The University worked in close partnership with the city of Cambridge throughout this process. Properties were designed to fit with the scale of the various neighborhoods and to maximize the public’s view of and access to the Charles River. As part of the housing initiative, the city was granted open space along the Charles River to develop as a park. The project also included the creation of many affordable rental and home ownership opportunities for Cambridge and Boston residents, including:

  • 17 affordable rental units in Harvard @ Trilogy at 170 Brookline Ave. in Boston
  • 6 affordable rental units in a three-story building at 30 Hingham St. in Cambridge
  • 33 affordable condominium units at Switch House in Cambridge
  • 18 affordable condominium units at Pleasant Street in Cambridge


A strong commitment to sustainability was woven into the fabric of this project, with the aim of reducing the University’s carbon footprint. As a result of these efforts, One Western Avenue achieved LEED Silver certification, 5 Cowperthwaite St. achieved LEED Gold certification, and LEED Gold certification is pending for 10 Akron St. Heating and cooling systems were designed to minimize energy use, and everything from lighting to showerheads was chosen with this goal in mind. To help tenants support the University’s sustainability goals, monitors showing real-time energy and water use have been installed in the lobbies of 5 Cowperthwaite St. and 10 Akron St. These monitors enable tenants to see how much energy is being used and to adjust their behavior accordingly.

Graduate Commons Program

Five Cowperthwaite and 10 Akron are home to the University’s new Graduate Commons Program.

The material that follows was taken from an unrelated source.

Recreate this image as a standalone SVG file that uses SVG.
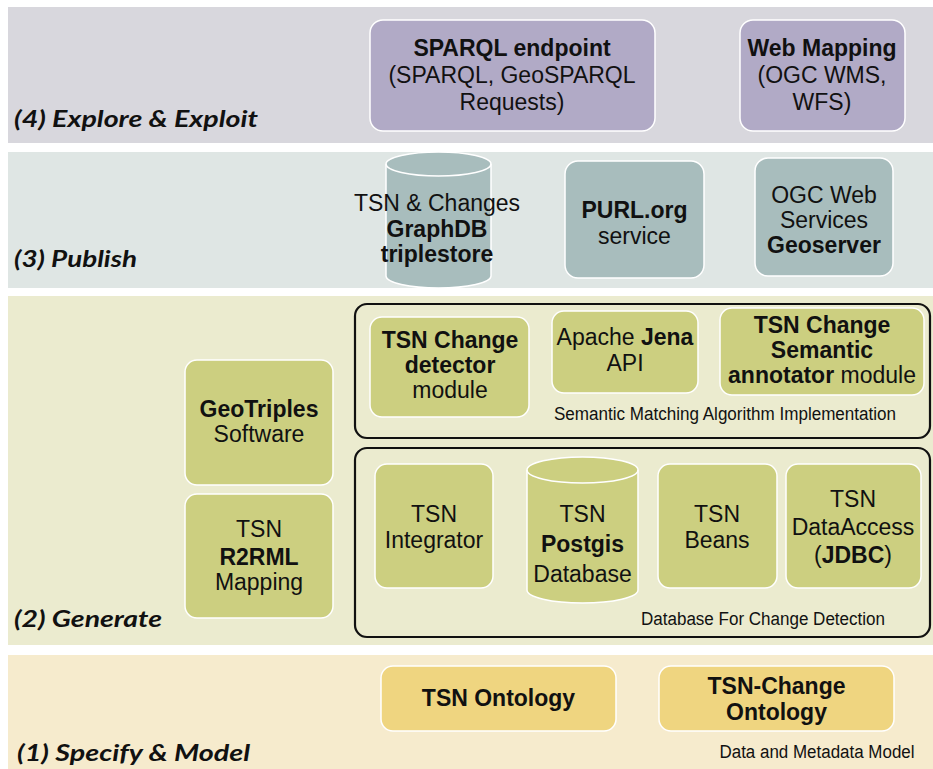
<svg xmlns="http://www.w3.org/2000/svg" width="933" height="769" viewBox="0 0 933 769">
<style>
.t{font-family:"Liberation Sans",Arial,sans-serif;font-size:23px;fill:#111;text-anchor:middle}
.b{font-weight:bold}
.lbl{font-family:Lato,"Open Sans",sans-serif;font-size:23px;font-weight:bold;font-style:italic;fill:#111}
.sm{font-family:"Liberation Sans",Arial,sans-serif;font-size:18px;fill:#111;text-anchor:middle}
.purple{fill:#b1aac6;stroke:#fff;stroke-width:1.5}
.teal{fill:#a8bdbd;stroke:#fff;stroke-width:1.5}
.green{fill:#cccf80;stroke:#fff;stroke-width:1.5}
.gold{fill:#efd580;stroke:#fff;stroke-width:1.5}
.grp{fill:none;stroke:#111;stroke-width:2.2}
</style>
<rect width="933" height="769" fill="#fff"/>
<g id="bands">
<rect x="8" y="7" width="925" height="136" fill="#d8d7dd"/>
<rect x="8" y="152" width="925" height="136" fill="#dfe6e4"/>
<rect x="8" y="296" width="925" height="349" fill="#ebebcf"/>
<rect x="8" y="655" width="925" height="114" fill="#f6ebcd"/>
</g>
<g id="layer-labels">
<text class="lbl" x="14" y="127" textLength="244" lengthAdjust="spacingAndGlyphs">(4) Explore &amp; Exploit</text>
<text class="lbl" x="14" y="267" textLength="123" lengthAdjust="spacingAndGlyphs">(3) Publish</text>
<text class="lbl" x="14" y="627" textLength="148" lengthAdjust="spacingAndGlyphs">(2) Generate</text>
<text class="lbl" x="17" y="761" textLength="233" lengthAdjust="spacingAndGlyphs">(1) Specify &amp; Model</text>
</g>
<g id="sparql-endpoint">
<rect class="purple" x="370" y="20" width="285" height="111" rx="13"/>
<text class="t b" x="512" y="56" font-size="21">SPARQL endpoint</text>
<text class="t" x="512" y="83">(SPARQL, GeoSPARQL</text>
<text class="t" x="512" y="110">Requests)</text>
</g>
<g id="web-mapping">
<rect class="purple" x="740" y="20" width="165" height="111" rx="13"/>
<text class="t b" x="822" y="56" font-size="22">Web Mapping</text>
<text class="t" x="822" y="83">(OGC WMS,</text>
<text class="t" x="822" y="110">WFS)</text>
</g>
<g id="graphdb">
<path class="teal" d="M386,164 A52.5,12 0 0 1 491,164 L491,276 A52.5,12 0 0 1 386,276 Z"/>
<path d="M386,164 A52.5,12 0 0 0 491,164" fill="none" stroke="#fff" stroke-width="1.5"/>
<text class="t" x="437" y="211">TSN &amp; Changes</text>
<text class="t b" x="437" y="237">GraphDB</text>
<text class="t b" x="437" y="262">triplestore</text>
</g>
<g id="purl">
<rect class="teal" x="565" y="161" width="139" height="117" rx="13"/>
<text class="t b" x="634.5" y="218" font-size="21">PURL.org</text>
<text class="t" x="634.5" y="244" font-size="22">service</text>
</g>
<g id="geoserver">
<rect class="teal" x="755" y="158" width="138" height="118" rx="13"/>
<text class="t" x="824" y="203">OGC Web</text>
<text class="t" x="824" y="228">Services</text>
<text class="t b" x="824" y="253" font-size="22">Geoserver</text>
</g>
<g id="semantic-matching">
<rect class="grp" x="355" y="304" width="575" height="134" rx="12"/>
<text class="sm" x="725" y="420" textLength="342" lengthAdjust="spacingAndGlyphs">Semantic Matching Algorithm Implementation</text>
</g>
<g id="change-detector">
<rect class="green" x="370" y="317" width="159" height="100" rx="12"/>
<text class="t b" x="450" y="348" font-size="22">TSN Change</text>
<text class="t b" x="450" y="373" font-size="22">detector</text>
<text class="t" x="450" y="398" font-size="22">module</text>
</g>
<g id="apache-jena">
<rect class="green" x="552" y="311" width="146" height="82" rx="12"/>
<text class="t" x="625" y="345" font-size="21">Apache <tspan class="b">Jena</tspan></text>
<text class="t" x="625" y="371" font-size="21">API</text>
</g>
<g id="semantic-annotator">
<rect class="green" x="720" y="308" width="204" height="87" rx="12"/>
<text class="t b" x="822" y="333" font-size="22">TSN Change</text>
<text class="t b" x="822" y="358" font-size="22">Semantic</text>
<text class="t" x="822" y="383" font-size="22"><tspan class="b">annotator</tspan> module</text>
</g>
<g id="database-change-detection">
<rect class="grp" x="355" y="448" width="575" height="189" rx="12"/>
<text class="sm" x="763" y="625" textLength="244" lengthAdjust="spacingAndGlyphs">Database For Change Detection</text>
</g>
<g id="tsn-integrator">
<rect class="green" x="375" y="464" width="118" height="124" rx="12"/>
<text class="t" x="434" y="522" font-size="24">TSN</text>
<text class="t" x="434" y="548" font-size="24">Integrator</text>
</g>
<g id="postgis">
<path class="green" d="M527,470 A55.5,13 0 0 1 638,470 L638,590 A55.5,13 0 0 1 527,590 Z"/>
<path d="M527,470 A55.5,13 0 0 0 638,470" fill="none" stroke="#fff" stroke-width="1.5"/>
<text class="t" x="582.5" y="522" font-size="25">TSN</text>
<text class="t b" x="582.5" y="552" font-size="25">Postgis</text>
<text class="t" x="582.5" y="582" font-size="25">Database</text>
</g>
<g id="tsn-beans">
<rect class="green" x="658" y="464" width="119" height="124" rx="12"/>
<text class="t" x="717" y="522" font-size="24">TSN</text>
<text class="t" x="717" y="548" font-size="24">Beans</text>
</g>
<g id="tsn-dataaccess">
<rect class="green" x="786" y="464" width="135" height="124" rx="12"/>
<text class="t" x="853" y="507" font-size="24">TSN</text>
<text class="t" x="853" y="535" font-size="24">DataAccess</text>
<text class="t" x="853" y="563" font-size="24">(<tspan class="b">JDBC</tspan>)</text>
</g>
<g id="geotriples">
<rect class="green" x="185" y="360" width="148" height="125" rx="12"/>
<text class="t b" x="259" y="417" font-size="22">GeoTriples</text>
<text class="t" x="259" y="442" font-size="22">Software</text>
</g>
<g id="r2rml-mapping">
<rect class="green" x="185" y="494" width="148" height="124" rx="12"/>
<text class="t" x="259" y="537" font-size="22">TSN</text>
<text class="t b" x="259" y="565" font-size="22">R2RML</text>
<text class="t" x="259" y="590" font-size="22">Mapping</text>
</g>
<g id="tsn-ontology">
<rect class="gold" x="381" y="666" width="235" height="65" rx="12"/>
<text class="t b" x="498.5" y="706" font-size="22">TSN Ontology</text>
</g>
<g id="tsn-change-ontology">
<rect class="gold" x="659" y="666" width="235" height="65" rx="12"/>
<text class="t b" x="776.5" y="694" font-size="22">TSN-Change</text>
<text class="t b" x="776.5" y="720" font-size="22">Ontology</text>
</g>
<g id="data-model-label">
<text class="sm" x="817" y="758" font-size="17" textLength="195" lengthAdjust="spacingAndGlyphs">Data and Metadata Model</text>
</g>
</svg>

Created by Harvard Real Estate Services and the University’s graduate and professional Schools, the program provides a housing experience that balances the needs for privacy and convenience with opportunities for cross-disciplinary collaboration and social interaction outside of the classroom. The intent of this program is to foster a greater sense of community for the University’s graduate student population and to create opportunities for cross-discipline learning and collaboration.

Five Cowperthwaite St. and 10 Akron St. were designed and built to support this program. Both feature common areas where tenants can gather for planned and impromptu gatherings, and each includes a director’s suite so that faculty members who run the program can live on-site. In addition, a program coordinator manages the day-to-day program events.